Scientific classification
- Kingdom: Animalia
- Phylum: Chordata
- Class: Mammalia
- Order: Carnivora
- Family: Mustelidae
- Genus: Neogale
- Subgenus: Grammogale Cabrera, 1940
- Type species: Mustela africana Desmarest, 1818
- Species: Neogale africana; Neogale felipei;

= South American weasel =

Subgenus of mammals

South American weasels (subgenus Grammogale) are New World weasels endemic to South America. There are two extant species—the Amazon weasel (Neogale africana) and the Colombian weasel (Neogale felipei).

== Taxonomy ==

The Amazon weasel was the first species of the two which was described, as it was described by Anselme Gaëtan Desmarest in 1818. Spanish naturalist Ángel Cabrera described Grammogale in 1940 as a monotypic subgenus, though this would change in 1978 when the Colombian weasel was first described. Grammogale was originally one of five subgenera in the genus Mustela (the other four Lutreola, Mustela, Putorius, and Vison). South American weasels were reclassified into the genus Neogale with their closest relatives (the American mink, the long-tailed weasel and the sea mink) in 2021.

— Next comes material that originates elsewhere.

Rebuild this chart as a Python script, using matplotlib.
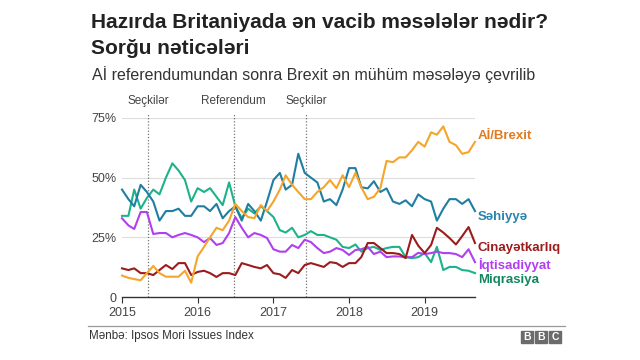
import matplotlib
matplotlib.use("Agg")
import matplotlib.pyplot as plt
import matplotlib.dates as mdates
from matplotlib.patches import Rectangle
import pandas as pd

plt.rcParams['font.family'] = ['Liberation Sans', 'DejaVu Sans']

# monthly survey, Jan 2015 - Sep 2019
months = pd.date_range('2015-01-01', periods=57, freq='MS')

brexit = [9, 8, 7.5, 7, 10, 13, 10, 8.5, 8.5, 8.5, 11, 6,
          17, 21, 25, 29, 28, 32, 39, 36, 33.5, 33, 38.5, 36,
          40, 45, 51, 47, 44, 41, 41, 44, 46, 49, 45.6, 51,
          46, 52, 46, 41, 42, 45.6, 57, 56.5, 58.5, 58.5, 61.5, 65,
          63, 69, 68, 71.5, 65, 63.6, 60, 60.7, 65]
health = [45, 41, 38, 47, 44, 40, 32, 36, 36, 37, 34, 34,
          38, 38, 36, 39, 33, 36, 38, 32, 39, 36, 32, 40,
          49, 52, 45, 47, 60, 52, 50, 48, 40, 41, 38.5, 45,
          54, 54, 46, 45.5, 48.5, 44, 45.5, 40, 39, 40.5, 38, 43,
          41, 40, 32, 37, 41, 41, 39, 41, 36]
crime = [12, 11.3, 12, 10, 10, 9.2, 11.3, 13.4, 11.7, 14.2, 14.2, 9.2,
         10.5, 11, 10, 8.4, 10, 10, 9.2, 14.2, 13.4, 12.6, 12, 13.4,
         10, 9.5, 8, 11.3, 10, 13.4, 14.2, 13.4, 12.6, 14.6, 14.2, 12.6,
         14.2, 14.2, 16.7, 22.6, 22.6, 20.5, 18.4, 18.4, 18, 16.3, 26, 21.5,
         18.4, 21.8, 29, 27, 24.7, 22, 25.5, 29.3, 22.6]
economy = [33, 30, 28.5, 35.6, 35.6, 26.4, 26.8, 26.8, 25, 26, 26.8, 26,
           25, 23, 24.7, 21.8, 22.6, 26.8, 33.5, 29, 25, 26.8, 26, 24.7,
           20, 19, 19, 21.8, 20.5, 24, 23, 20.5, 18.4, 19, 20.5, 19.7,
           17.6, 19.7, 20, 21, 18, 19, 16.7, 17, 17, 16.7, 16.7, 18.5,
           18, 18.4, 19, 18.4, 18.4, 18, 16.7, 20, 14.6]
immigration = [34, 34, 45, 37, 41.5, 45, 43, 50, 56, 53, 49, 40,
               45.6, 44, 45.6, 42, 38.5, 48, 38, 33, 37, 35, 38, 36,
               33.5, 28, 27, 29, 25, 26, 27.6, 26, 26, 25, 24, 21,
               20.5, 22, 19, 20.5, 21, 19.7, 20.5, 21, 21, 16.7, 16.3, 16.7,
               18.4, 14.6, 21, 11.3, 12.6, 12.6, 11.3, 11, 10]

series = [
    ('Aİ/Brexit', brexit, '#f5a52c', '#e07b22', 136),
    ('Səhiyyə', health, '#1f7ea1', '#2a84ad', 217),
    ('Cinayətkarlıq', crime, '#9b1c1c', '#9b1c1c', 248),
    ('İqtisadiyyat', economy, '#b13ff0', '#b13ff0', 265),
    ('Miqrasiya', immigration, '#1db38a', '#14865f', 280),
]

events = ['Seçkilər', 'Referendum', 'Seçkilər']
event_dates = pd.to_datetime(['2015-05-07', '2016-06-23', '2017-06-08'])

yticks = [0, 25, 50, 75]
ytick_labels = ['0', '25%', '50%', '75%']
years = [2015, 2016, 2017, 2018, 2019]

fig = plt.figure(figsize=(6.4, 3.6), dpi=100)
ax = fig.add_axes([122/640, 1 - 297/360, 353/640, 179/360])

for y in yticks[1:]:
    ax.axhline(y, color='#dddddd', lw=0.8, zorder=0)

for d in event_dates:
    ax.plot([d, d], [0, 77], color='#777777', lw=0.9, ls=(0, (1, 1.5)),
            clip_on=False, zorder=1)

for name, vals, c, lc, ly in series[::-1]:
    ax.plot(months, vals, color=c, lw=1.5, clip_on=False, zorder=3)

for name, vals, c, lc, ly in series:
    fig.text(478/640, 1 - ly/360, name, color=lc, fontsize=9.5,
             fontweight='bold', va='center', ha='left')

for lab, d in zip(events, event_dates):
    ax.annotate(lab, (mdates.date2num(d), 75), xytext=(0, 8),
                textcoords='offset points', ha='center', va='bottom',
                fontsize=8.5, color='#444444', annotation_clip=False)

ax.set_ylim(0, 75)
ax.set_xlim(months[0], months[-1])
ax.set_yticks(yticks)
ax.set_yticklabels(ytick_labels)
ax.set_xticks(pd.to_datetime([f'{y}-01-01' for y in years]))
ax.set_xticklabels([str(y) for y in years])
ax.tick_params(axis='y', length=0, pad=4, labelsize=9, labelcolor='#444444')
ax.tick_params(axis='x', length=4, width=0.8, color='#333333', pad=3,
               labelsize=9, labelcolor='#444444')
for s in ['top', 'right', 'left']:
    ax.spines[s].set_visible(False)
ax.spines['bottom'].set_color('#333333')
ax.spines['bottom'].set_linewidth(1.0)

fig.text(91/640, 1 - 22/360, 'Hazırda Britaniyada ən vacib məsələlər nədir?',
         fontsize=15, fontweight='bold', color='#222222', va='center')
fig.text(91/640, 1 - 48/360, 'Sorğu nəticələri',
         fontsize=15, fontweight='bold', color='#222222', va='center')
fig.text(92/640, 1 - 75/360,
         'Aİ referendumundan sonra Brexit ən mühüm məsələyə çevrilib',
         fontsize=11.5, color='#333333', va='center')

fig.add_artist(plt.Line2D([88/640, 565/640], [1 - 326/360, 1 - 326/360],
                          color='#999999', lw=0.9))
fig.text(89/640, 1 - 336/360, 'Mənbə: Ipsos Mori Issues Index',
         fontsize=8.4, color='#333333', va='center')

for i, ch in enumerate('BBC'):
    x0 = (521 + i * 14) / 640
    fig.add_artist(Rectangle((x0, 1 - 343/360), 12/640, 12/360,
                             color='#6b6b6b', transform=fig.transFigure))
    fig.text(x0 + 6/640, 1 - 337/360, ch, color='white', fontsize=7.5,
             fontweight='bold', ha='center', va='center')

fig.savefig('out.png', dpi=100, facecolor='white')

South American weasels are the result of a second migration of Mustelinae into South America (the first being long-tailed weasels in the late Pliocene).

== Characteristics ==
As with most New World weasels, South American weasels have an elongated, slender, body shape with small ears and legs. Typically, species of South American weasels have a dark brown fur colour, though some Amazon weasels may have a reddish brown colour.